味も素っ気もない書き方のあらすじになってしまったが、ストーリー自体はだいたいこんな感じ。結局のところ、部屋の謎も、田園風景の中にたったひとりでいた男の謎も、全く明らかにならないまま物語は終わってしまう。それどころか、イズベルとジャッジの互いに惹かれ合う気持ちも、それが屋敷のせいだったのか、それとも魂がひかれ合っていたのか、わからないままである。題材自体が面白いだけに、どこか勿体無い感じはしてしまう。非常に魅力的なあの謎の部屋のことや、窓の外に広がる世界について、もっと話を膨らませて欲しかったと思うのは、決してぼくだけではないはず(それをしないから、いいんじゃないか、と言われてしまうかもしれないが)。
この作品で最大の謎は、おそらく、ジャッジが窓の外にいた男性の顔を見た直後に死んでしまったということだろうと思う。彼はいったい、何を目にしたのか。あの男性は、いったい誰なのか。流れ的には、おそらく初代のウルフ氏であると考えるべきなのだろうが、じゃあなぜジャッジはウルフ氏と顔を合わせた途端、死ななければならなかったのか。これはおそらく、その直前にイズベルの気持ちがジャッジから離れたこととある程度関係があるのだろうが、そこのところが上手く説明出来ない。なので、やはり謎として残ってしまう。いくつかヒントとなるものは、ないわけではない。

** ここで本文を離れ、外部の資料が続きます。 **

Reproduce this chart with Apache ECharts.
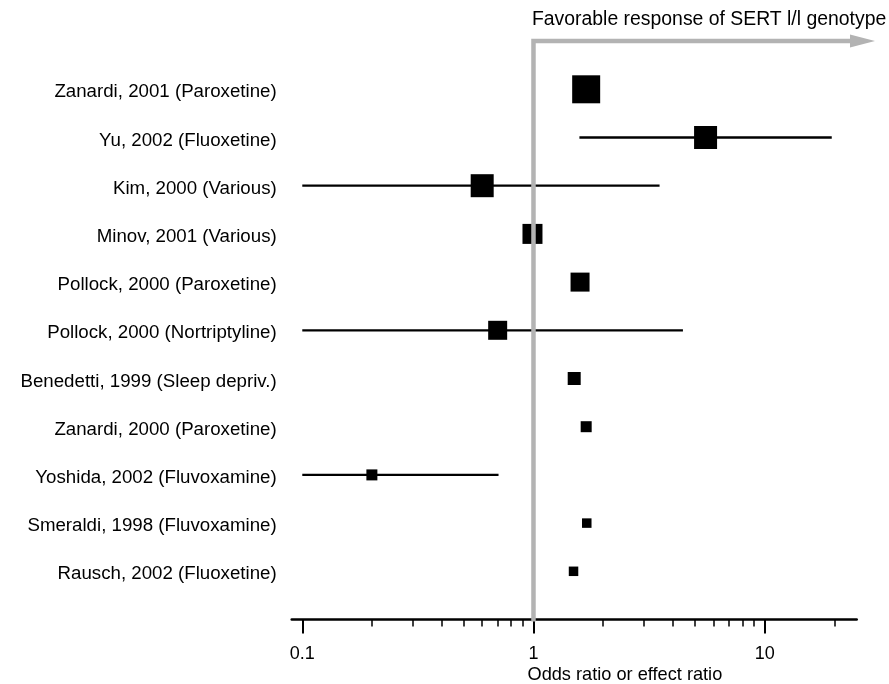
<!DOCTYPE html>
<html>
<head>
<meta charset="utf-8">
<title>SERT forest plot</title>
<script src="https://cdn.jsdelivr.net/npm/echarts@6/dist/echarts.min.js"></script>
<style>
    html, body { margin: 0; padding: 0; background: #fff; }
    #chart { width: 889px; height: 684px; }
</style>
</head>
<body>
<div id="chart"></div>
<script>
(function () {
    'use strict';

    // Studies, top to bottom.
    var studies = [
        'Zanardi, 2001 (Paroxetine)',
        'Yu, 2002 (Fluoxetine)',
        'Kim, 2000 (Various)',
        'Minov, 2001 (Various)',
        'Pollock, 2000 (Paroxetine)',
        'Pollock, 2000 (Nortriptyline)',
        'Benedetti, 1999 (Sleep depriv.)',
        'Zanardi, 2000 (Paroxetine)',
        'Yoshida, 2002 (Fluvoxamine)',
        'Smeraldi, 1998 (Fluvoxamine)',
        'Rausch, 2002 (Fluoxetine)'
    ];

    // Odds ratio / effect ratio and its interval (null = not drawn).
    var estimates = [1.69, 5.55, 0.60, 0.99, 1.59, 0.70, 1.50, 1.69, 0.20, 1.70, 1.49];
    var ciLow     = [null, 1.58, 0.10, null, null, 0.10, null, null, 0.10, null, null];
    var ciHigh    = [null, 19.5, 3.51, null, null, 4.43, null, null, 0.706, null, null];

    // Study weight, shown as the box size.
    var weights = [28, 23, 23, 20, 19, 19, 13, 11, 11, 9.5, 9.5];

    var majorTicks = [0.1, 1, 10];
    var minorTicks = [0.2, 0.3, 0.4, 0.5, 0.6, 0.7, 0.8, 0.9, 2, 3, 4, 5, 6, 7, 8, 9, 20];

    var refValue = 1;
    var arrowEnd = 30;

    var FONT = "'Liberation Sans', Arial, Helvetica, sans-serif";
    var GREY = '#b3b3b3';
    var INK = '#000';

    var ciData = [];
    studies.forEach(function (s, i) {
        if (ciLow[i] != null && ciHigh[i] != null) ciData.push([ciLow[i], i, ciHigh[i]]);
    });
    var boxData = estimates.map(function (e, i) { return [e, i, weights[i]]; });

    var chart = echarts.init(document.getElementById('chart'));

    var option = {
        animation: false,
        textStyle: { fontFamily: FONT },
        grid: { left: 291.7, right: 32.3, top: 41.1, bottom: 64.5, containLabel: false, outerBoundsMode: 'none' },
        xAxis: [{
            type: 'log', logBase: 10, min: 0.09, max: 25, position: 'bottom',
            axisLine: { show: true, onZero: false, lineStyle: { color: INK, width: 2.5 } },
            axisTick: { show: true, customValues: majorTicks, length: 14, lineStyle: { color: INK, width: 2 } },
            axisLabel: {
                customValues: majorTicks, margin: 26, fontSize: 18, color: INK, fontFamily: FONT,
                formatter: function (v) { return String(+v.toPrecision(3)); }
            },
            splitLine: { show: false },
            minorTick: { show: false }
        }, {
            type: 'log', logBase: 10, min: 0.09, max: 25, position: 'bottom',
            axisLine: { show: false, onZero: false },
            axisTick: { show: true, customValues: minorTicks, length: 7, lineStyle: { color: INK, width: 1.5 } },
            axisLabel: { show: false },
            splitLine: { show: false }
        }],
        yAxis: {
            type: 'value', inverse: true, min: -1, max: 11, interval: 1,
            axisLine: { show: false }, axisTick: { show: false }, splitLine: { show: false },
            axisLabel: {
                margin: 15, color: INK, fontFamily: FONT,
                formatter: function (v) { return studies[v] ? '{s|' + studies[v] + '}' : ''; },
                rich: { s: { fontSize: 18.7, color: INK, fontFamily: FONT, padding: [6, 0, 0, 0] } }
            }
        },
        series: [{
            name: 'interval',
            type: 'custom',
            z: 2,
            data: ciData,
            encode: { x: [0, 2], y: 1 },
            renderItem: function (params, api) {
                var a = api.coord([api.value(0), api.value(1)]);
                var b = api.coord([api.value(2), api.value(1)]);
                return {
                    type: 'line',
                    shape: { x1: a[0], y1: a[1], x2: b[0], y2: b[1] },
                    style: { stroke: INK, lineWidth: 2.3 }
                };
            }
        }, {
            name: 'estimate',
            type: 'scatter',
            z: 3,
            symbol: 'rect',
            symbolSize: function (d) { return d[2]; },
            itemStyle: { color: INK, opacity: 1 },
            data: boxData
        }, {
            name: 'reference',
            type: 'custom',
            z: 4,
            clip: false,
            data: [[refValue, -1]],
            renderItem: function (params, api) {
                var top = api.coord([refValue, -1]);
                var bottom = api.coord([refValue, 11]);
                var tip = api.coord([arrowEnd, -1]);
                var headLen = 25, headHalf = 6.5;
                return {
                    type: 'group',
                    children: [{
                        type: 'polyline',
                        shape: { points: [[bottom[0], bottom[1] + 2], [top[0], top[1]], [tip[0] - headLen + 1, top[1]]] },
                        style: { stroke: GREY, lineWidth: 4.5, fill: null, lineJoin: 'miter' }
                    }, {
                        type: 'polygon',
                        shape: { points: [[tip[0] - headLen, tip[1] - headHalf], [tip[0], tip[1]], [tip[0] - headLen, tip[1] + headHalf]] },
                        style: { fill: GREY }
                    }]
                };
            }
        }]
    };

    chart.setOption(option);

    // Text anchored to the reference line (x = 1).
    var refX = chart.convertToPixel({ xAxisIndex: 0 }, refValue);
    chart.setOption({
        graphic: [{
            type: 'text', left: refX - 1.5, top: 10,
            style: { text: 'Favorable response of SERT l/l genotype', font: '19.4px ' + FONT, fill: INK }
        }, {
            type: 'text', left: refX - 6, top: 666,
            style: { text: 'Odds ratio or effect ratio', font: '18.2px ' + FONT, fill: INK }
        }]
    });

    window.addEventListener('resize', function () { chart.resize(); });
})();
</script>
</body>
</html>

例えば、物語の最初の方で、屋敷の管理人をしている女性プライディがマーシャルに向かって言った台詞。「あなたみたいな殿方なら、この家のどこへ行っても構わないんです。なにも見えず、んばにも聞こえませんから、別に害はないんです。ところが、女の人の神経となると話は別です。おかしな旅を始める人は、帰りたいと思っても帰れない場合があるわけでしてね」
果たして、この小説は幽霊屋敷ものなのだろうか?ぼくにはどうもそうは思えなくて、じゃあ何なのかと言われれば、多分何かの入り口のようなものなのではないか、としか答えられない。面白い本なのかと問われれば、途中までは面白いけれど、と言葉を濁さざるを得ない気がするが、印象には残る。というわけで、三十年以上経っても、やはり同じような印象を抱きながら、読み終えた。